Craig completed the advanced course for officers at Fort Sill, Oklahoma's Field Artillery School in 1923. He was then assigned as assistant professor of military science at Harvard University, where he remained until 1929, when he was selected for attendance at the United States Army Command and General Staff College. He graduated in 1931 and was assigned to Savannah, Georgia as the senior instructor for the Georgia National Guard.
From 1933 to 1936, Craig served as assistant inspector general for the Second Corps Area at Governors Island, New York, and he carried out a similar assignment for the Third Corps Area in Baltimore from 1936 to 1938. In 1938, Craig was nominated for attendance at the United States Army War College, and he graduated in 1939.
He was then posted to Fort Sill as commander of 1st Battalion, 77th Field Artillery Regiment.
In July, 1941 Craig was assigned as commander of the 18th Field Artillery Regiment at Fort Sill. In February, 1942 Craig was promoted to brigadier general and assigned as commander of the 72nd Field Artillery Brigade at Fort Leonard Wood, Missouri. He was promoted to major general in February, 1943 as commander of the 97th Infantry Division at Camp Swift, Texas.
In January, 1944 Craig was named to command the XXIII Corps at Camp Bowie, Texas. In August, 1944, he was assigned to command the 9th Infantry Division during combat in France.
Under his command, the 9th Infantry Division conducted offensive operations in France and Belgium and crossed the Meuse River at Dinant. The 9th Division then penetrated the Siegfried Line near Monschau, then drove to the Rur River between Langerwehe and Düren. During the Battle of the Bulge in December 1944-January 1945, the 9th Infantry Division held the left shoulder of the "Bulge" near Monschau. The division then took part in the drive to capture the Rur River dams, then continued to drive to the Rhine River near Bonn.
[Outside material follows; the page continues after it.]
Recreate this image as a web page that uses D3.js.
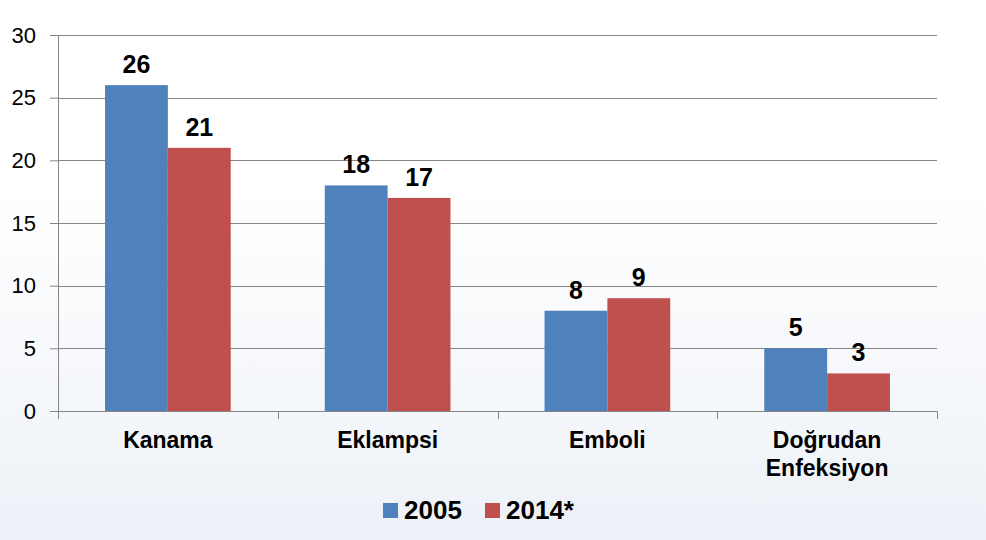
<!DOCTYPE html>
<html>
<head>
<meta charset="utf-8">
<script src="https://cdn.jsdelivr.net/npm/d3@7"></script>
<style>
  body { margin: 0; }
  svg { display: block; font-family: "Liberation Sans", Arial, sans-serif; }
</style>
</head>
<body>
<div id="chart"></div>
<script>
var width = 986;
var height = 540;

// chart data
var categories = ["Kanama", "Eklampsi", "Emboli", "Doğrudan\nEnfeksiyon"];
var seriesNames = ["2005", "2014*"];
var values2005 = [26, 18, 8, 5];
var values2014 = [21, 17, 9, 3];
var yTicks = [0, 5, 10, 15, 20, 25, 30];
var colors = ["#4f81bd", "#c0504d"];

var svg = d3.select("#chart")
    .append("svg")
    .attr("width", width)
    .attr("height", height);

// soft background gradient
var grad = svg.append("defs").append("linearGradient")
    .attr("id", "bg")
    .attr("x1", 0).attr("y1", 0).attr("x2", 0).attr("y2", 1);
grad.append("stop").attr("offset", "0.35").attr("stop-color", "#ffffff");
grad.append("stop").attr("offset", "1").attr("stop-color", "#edf1f7");
svg.append("rect").attr("width", width).attr("height", height).attr("fill", "url(#bg)");

var plotLeft = 58, plotRight = 937, plotTop = 35, plotBottom = 411;

var yScale = d3.scaleLinear().domain([0, 30]).range([plotBottom, plotTop]);
var x0 = d3.scaleBand().domain(categories).range([plotLeft, plotRight])
    .paddingInner(0.428).paddingOuter(0.214);
var x1 = d3.scaleBand().domain(seriesNames).range([0, x0.bandwidth()]);

// y axis with outward ticks
var yAxis = d3.axisLeft(yScale).tickValues(yTicks).tickSize(8).tickPadding(14);
var yG = svg.append("g")
    .attr("transform", "translate(" + plotLeft + ",0)")
    .call(yAxis);
yG.select(".domain").attr("stroke", "#868686").attr("d", "M0.5," + plotTop + "V" + plotBottom);
yG.selectAll(".tick line").attr("stroke", "#868686");
yG.selectAll(".tick text")
    .attr("font-size", 22)
    .attr("fill", "#000")
    .attr("font-family", "Liberation Sans, Arial, sans-serif");

// gridlines
svg.append("g").selectAll("line")
    .data(yTicks.filter(function(t) { return t > 0; }))
    .enter()
    .append("line")
    .attr("x1", plotLeft)
    .attr("x2", plotRight)
    .attr("y1", function(d) { return Math.round(yScale(d)) + 0.5; })
    .attr("y2", function(d) { return Math.round(yScale(d)) + 0.5; })
    .attr("stroke", "#868686");

// bars
var rows = categories.map(function(c, i) {
    return { cat: c, vals: [values2005[i], values2014[i]] };
});

var groups = svg.append("g").selectAll("g")
    .data(rows)
    .enter()
    .append("g")
    .attr("transform", function(d) { return "translate(" + x0(d.cat) + ",0)"; });

groups.selectAll("rect")
    .data(function(d) { return d.vals.map(function(v, j) { return { name: seriesNames[j], v: v, j: j }; }); })
    .enter()
    .append("rect")
    .attr("x", function(d) { return x1(d.name); })
    .attr("width", x1.bandwidth())
    .attr("y", function(d) { return yScale(d.v); })
    .attr("height", function(d) { return plotBottom - yScale(d.v); })
    .attr("fill", function(d) { return colors[d.j]; });

groups.selectAll("text")
    .data(function(d) { return d.vals.map(function(v, j) { return { name: seriesNames[j], v: v }; }); })
    .enter()
    .append("text")
    .attr("x", function(d) { return x1(d.name) + x1.bandwidth() / 2; })
    .attr("y", function(d) { return yScale(d.v) - 12; })
    .attr("text-anchor", "middle")
    .attr("font-size", 25)
    .attr("font-weight", "bold")
    .text(function(d) { return d.v; });

// x axis
var xAxis = d3.axisBottom(x0).tickValues([]).tickSizeOuter(0);
var xG = svg.append("g")
    .attr("transform", "translate(0," + plotBottom + ")")
    .call(xAxis);
xG.select(".domain").attr("stroke", "#868686").attr("d", "M" + plotLeft + ",0.5H" + plotRight);

var step = x0.step();
xG.selectAll(".sep")
    .data(d3.range(categories.length + 1))
    .enter()
    .append("line")
    .attr("x1", function(i) { return Math.round(plotLeft + i * step) + 0.5; })
    .attr("x2", function(i) { return Math.round(plotLeft + i * step) + 0.5; })
    .attr("y1", 0)
    .attr("y2", 8)
    .attr("stroke", "#868686");

var catLabels = svg.append("g").selectAll("text")
    .data(categories)
    .enter()
    .append("text")
    .attr("x", function(d) { return x0(d) + x0.bandwidth() / 2; })
    .attr("y", 448)
    .attr("text-anchor", "middle")
    .attr("font-size", 23)
    .attr("font-weight", "bold");

catLabels.selectAll("tspan")
    .data(function(d) { return d.split("\n"); })
    .enter()
    .append("tspan")
    .attr("x", function() { return d3.select(this.parentNode).attr("x"); })
    .attr("dy", function(d, i) { return i === 0 ? 0 : 28; })
    .text(function(d) { return d; });

// legend
var legendX = [383, 485];
var legend = svg.append("g").selectAll("g")
    .data(seriesNames)
    .enter()
    .append("g")
    .attr("transform", function(d, i) { return "translate(" + legendX[i] + ",503)"; });
legend.append("rect")
    .attr("width", 15)
    .attr("height", 15)
    .attr("fill", function(d, i) { return colors[i]; });
legend.append("text")
    .attr("x", 21)
    .attr("y", 16)
    .attr("font-size", 26)
    .attr("font-weight", "bold")
    .text(function(d) { return d; });
</script>
</body>
</html>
In March, 1945 Craig commanded all US troops at the Remagen Bridgehead until they resumed the offensive, including the 99th, 78th, and 9th Infantry Divisions. When the 9th Infantry Division resumed its offensive, it continued to the Ruhr Pocket and the Harz Mountains, then made contact with Soviet forces east of the Mulde River at the end of April.
In May, 1945 Craig was named to command the XX Corps in Germany. From June to July, 1945 Craig was commander of Third United States Army. In October he was named to command the Seventh Service Command based at Omaha, Nebraska. In February, 1946 he was assigned to command the Sixth Service Command in Chicago. When Fifth United States Army was activated on June 11, 1946, Craig was appointed as its deputy commander.
From August, 1947 to April, 1948 Craig was inspector general of the United States European Command. In April and May 1948, he served as commander of the United States Constabulary in Germany. In July, 1948 Craig was appointed Inspector General of the Army, and he served until retiring in May 1952.